>>>>>
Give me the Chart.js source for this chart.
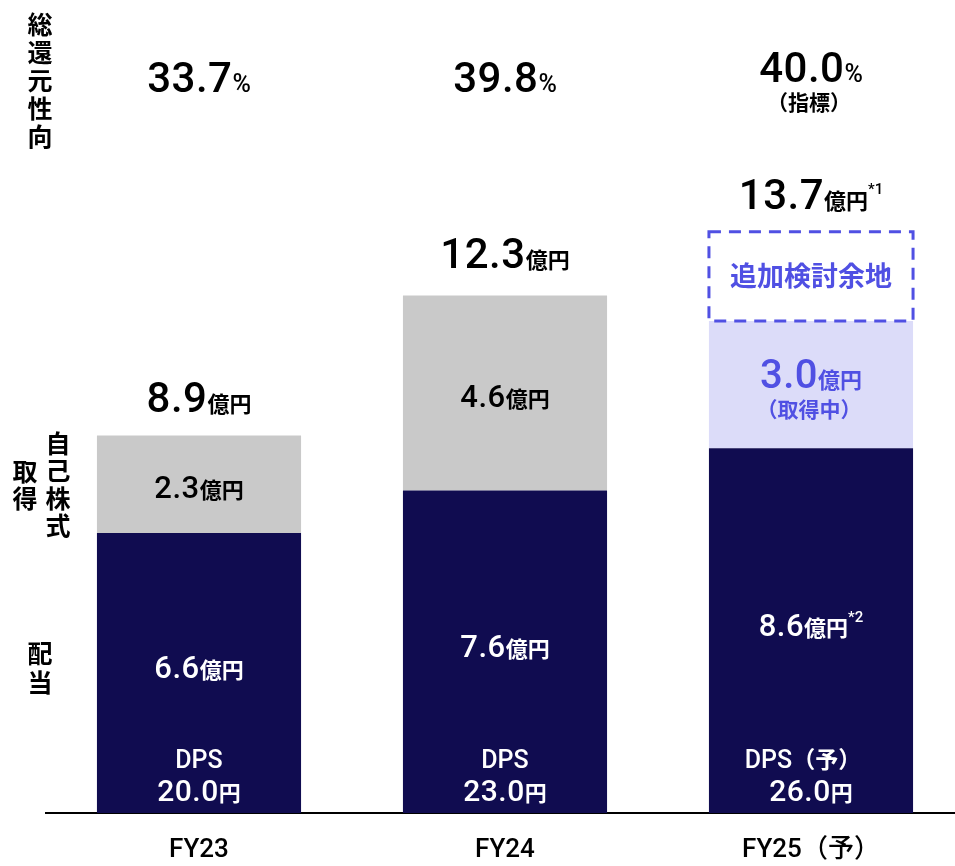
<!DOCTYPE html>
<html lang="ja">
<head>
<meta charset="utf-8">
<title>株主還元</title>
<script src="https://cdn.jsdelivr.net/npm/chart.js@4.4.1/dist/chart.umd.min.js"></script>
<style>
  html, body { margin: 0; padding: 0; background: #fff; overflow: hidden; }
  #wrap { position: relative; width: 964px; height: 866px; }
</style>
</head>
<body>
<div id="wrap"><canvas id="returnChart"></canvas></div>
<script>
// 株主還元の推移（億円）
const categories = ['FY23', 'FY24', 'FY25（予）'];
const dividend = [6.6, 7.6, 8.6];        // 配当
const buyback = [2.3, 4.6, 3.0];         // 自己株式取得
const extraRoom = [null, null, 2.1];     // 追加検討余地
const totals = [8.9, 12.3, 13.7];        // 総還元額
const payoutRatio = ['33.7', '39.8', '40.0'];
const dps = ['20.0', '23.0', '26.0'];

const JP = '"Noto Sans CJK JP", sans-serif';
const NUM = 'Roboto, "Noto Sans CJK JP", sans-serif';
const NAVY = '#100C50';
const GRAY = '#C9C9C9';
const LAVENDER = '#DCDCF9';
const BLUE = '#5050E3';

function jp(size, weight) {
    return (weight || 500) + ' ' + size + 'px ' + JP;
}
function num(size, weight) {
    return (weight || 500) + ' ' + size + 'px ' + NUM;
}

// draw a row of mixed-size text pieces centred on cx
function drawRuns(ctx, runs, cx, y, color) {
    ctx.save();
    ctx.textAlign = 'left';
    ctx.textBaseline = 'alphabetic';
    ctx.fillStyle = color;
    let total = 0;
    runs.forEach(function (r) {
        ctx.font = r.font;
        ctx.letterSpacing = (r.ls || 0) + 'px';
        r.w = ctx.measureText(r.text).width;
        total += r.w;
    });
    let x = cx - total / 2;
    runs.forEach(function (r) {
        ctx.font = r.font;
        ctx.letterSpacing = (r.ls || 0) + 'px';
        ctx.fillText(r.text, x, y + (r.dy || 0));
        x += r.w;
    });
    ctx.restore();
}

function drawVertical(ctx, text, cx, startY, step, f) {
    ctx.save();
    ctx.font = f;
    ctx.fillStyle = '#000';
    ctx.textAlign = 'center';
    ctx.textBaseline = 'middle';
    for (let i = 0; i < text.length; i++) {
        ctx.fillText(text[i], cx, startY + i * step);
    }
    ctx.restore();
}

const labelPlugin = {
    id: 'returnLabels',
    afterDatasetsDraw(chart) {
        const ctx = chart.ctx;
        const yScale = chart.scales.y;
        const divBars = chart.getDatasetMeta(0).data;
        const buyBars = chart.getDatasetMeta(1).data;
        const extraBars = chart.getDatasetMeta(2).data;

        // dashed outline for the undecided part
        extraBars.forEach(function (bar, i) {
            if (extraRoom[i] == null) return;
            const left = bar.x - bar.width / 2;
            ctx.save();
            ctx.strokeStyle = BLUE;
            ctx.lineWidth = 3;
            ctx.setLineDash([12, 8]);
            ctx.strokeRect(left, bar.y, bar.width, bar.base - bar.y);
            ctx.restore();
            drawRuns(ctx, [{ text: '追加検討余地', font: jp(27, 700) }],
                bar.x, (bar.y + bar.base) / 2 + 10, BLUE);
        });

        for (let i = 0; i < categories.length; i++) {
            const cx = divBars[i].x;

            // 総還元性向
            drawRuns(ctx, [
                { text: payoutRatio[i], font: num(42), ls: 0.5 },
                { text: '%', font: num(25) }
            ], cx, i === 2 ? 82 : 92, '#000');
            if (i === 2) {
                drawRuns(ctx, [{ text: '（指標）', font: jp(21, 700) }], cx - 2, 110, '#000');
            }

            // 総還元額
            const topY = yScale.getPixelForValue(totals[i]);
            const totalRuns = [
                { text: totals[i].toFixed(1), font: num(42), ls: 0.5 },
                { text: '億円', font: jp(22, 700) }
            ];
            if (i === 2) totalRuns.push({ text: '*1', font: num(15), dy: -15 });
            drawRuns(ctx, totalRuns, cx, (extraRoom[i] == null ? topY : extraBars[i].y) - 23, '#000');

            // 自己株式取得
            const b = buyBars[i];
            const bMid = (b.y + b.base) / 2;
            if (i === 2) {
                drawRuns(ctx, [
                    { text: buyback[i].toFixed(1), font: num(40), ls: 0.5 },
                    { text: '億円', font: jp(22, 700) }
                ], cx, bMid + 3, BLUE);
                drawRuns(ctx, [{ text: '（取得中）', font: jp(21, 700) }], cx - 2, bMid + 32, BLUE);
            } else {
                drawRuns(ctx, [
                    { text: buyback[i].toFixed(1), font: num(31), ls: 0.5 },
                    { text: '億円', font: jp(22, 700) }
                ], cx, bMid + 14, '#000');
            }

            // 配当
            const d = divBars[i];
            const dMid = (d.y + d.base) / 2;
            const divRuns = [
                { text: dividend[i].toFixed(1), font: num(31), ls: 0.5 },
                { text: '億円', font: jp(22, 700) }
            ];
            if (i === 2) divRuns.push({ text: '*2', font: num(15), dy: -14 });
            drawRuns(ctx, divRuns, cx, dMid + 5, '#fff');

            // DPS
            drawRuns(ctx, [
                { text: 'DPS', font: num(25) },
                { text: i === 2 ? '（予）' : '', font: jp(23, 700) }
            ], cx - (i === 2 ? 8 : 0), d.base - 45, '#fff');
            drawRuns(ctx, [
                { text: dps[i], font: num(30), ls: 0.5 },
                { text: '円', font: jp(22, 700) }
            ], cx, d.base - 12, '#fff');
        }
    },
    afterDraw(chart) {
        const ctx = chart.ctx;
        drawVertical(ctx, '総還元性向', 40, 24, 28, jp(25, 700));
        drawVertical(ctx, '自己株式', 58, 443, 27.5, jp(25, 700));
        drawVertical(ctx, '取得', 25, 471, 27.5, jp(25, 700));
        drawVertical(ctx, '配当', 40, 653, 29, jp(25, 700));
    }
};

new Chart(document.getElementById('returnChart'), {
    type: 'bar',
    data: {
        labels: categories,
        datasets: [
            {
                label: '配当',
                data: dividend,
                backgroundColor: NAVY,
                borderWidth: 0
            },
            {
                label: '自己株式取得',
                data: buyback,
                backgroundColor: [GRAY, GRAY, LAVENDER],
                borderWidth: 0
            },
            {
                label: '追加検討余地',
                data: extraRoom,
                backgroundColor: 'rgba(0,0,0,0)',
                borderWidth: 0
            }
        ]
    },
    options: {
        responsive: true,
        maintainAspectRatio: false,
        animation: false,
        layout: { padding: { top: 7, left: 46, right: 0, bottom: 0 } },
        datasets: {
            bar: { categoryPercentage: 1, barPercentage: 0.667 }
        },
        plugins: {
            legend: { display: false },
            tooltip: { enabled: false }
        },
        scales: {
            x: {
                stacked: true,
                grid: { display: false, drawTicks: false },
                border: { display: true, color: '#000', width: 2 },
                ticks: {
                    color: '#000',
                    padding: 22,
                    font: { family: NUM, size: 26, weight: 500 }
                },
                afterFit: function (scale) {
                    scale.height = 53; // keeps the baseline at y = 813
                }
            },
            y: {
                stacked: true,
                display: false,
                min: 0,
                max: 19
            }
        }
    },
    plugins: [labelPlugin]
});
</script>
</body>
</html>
<<<<<
(WHAT YOU HAVE TO DO): Your task is to return the lines above, from the first one up to and including the line containing "const BLUE = '#5050E3';", minus any pictures.

(FINISHED TASK):
Give me the Chart.js source for this chart.
<!DOCTYPE html>
<html lang="ja">
<head>
<meta charset="utf-8">
<title>株主還元</title>
<script src="https://cdn.jsdelivr.net/npm/chart.js@4.4.1/dist/chart.umd.min.js"></script>
<style>
  html, body { margin: 0; padding: 0; background: #fff; overflow: hidden; }
  #wrap { position: relative; width: 964px; height: 866px; }
</style>
</head>
<body>
<div id="wrap"><canvas id="returnChart"></canvas></div>
<script>
// 株主還元の推移（億円）
const categories = ['FY23', 'FY24', 'FY25（予）'];
const dividend = [6.6, 7.6, 8.6];        // 配当
const buyback = [2.3, 4.6, 3.0];         // 自己株式取得
const extraRoom = [null, null, 2.1];     // 追加検討余地
const totals = [8.9, 12.3, 13.7];        // 総還元額
const payoutRatio = ['33.7', '39.8', '40.0'];
const dps = ['20.0', '23.0', '26.0'];

const JP = '"Noto Sans CJK JP", sans-serif';
const NUM = 'Roboto, "Noto Sans CJK JP", sans-serif';
const NAVY = '#100C50';
const GRAY = '#C9C9C9';
const LAVENDER = '#DCDCF9';
const BLUE = '#5050E3';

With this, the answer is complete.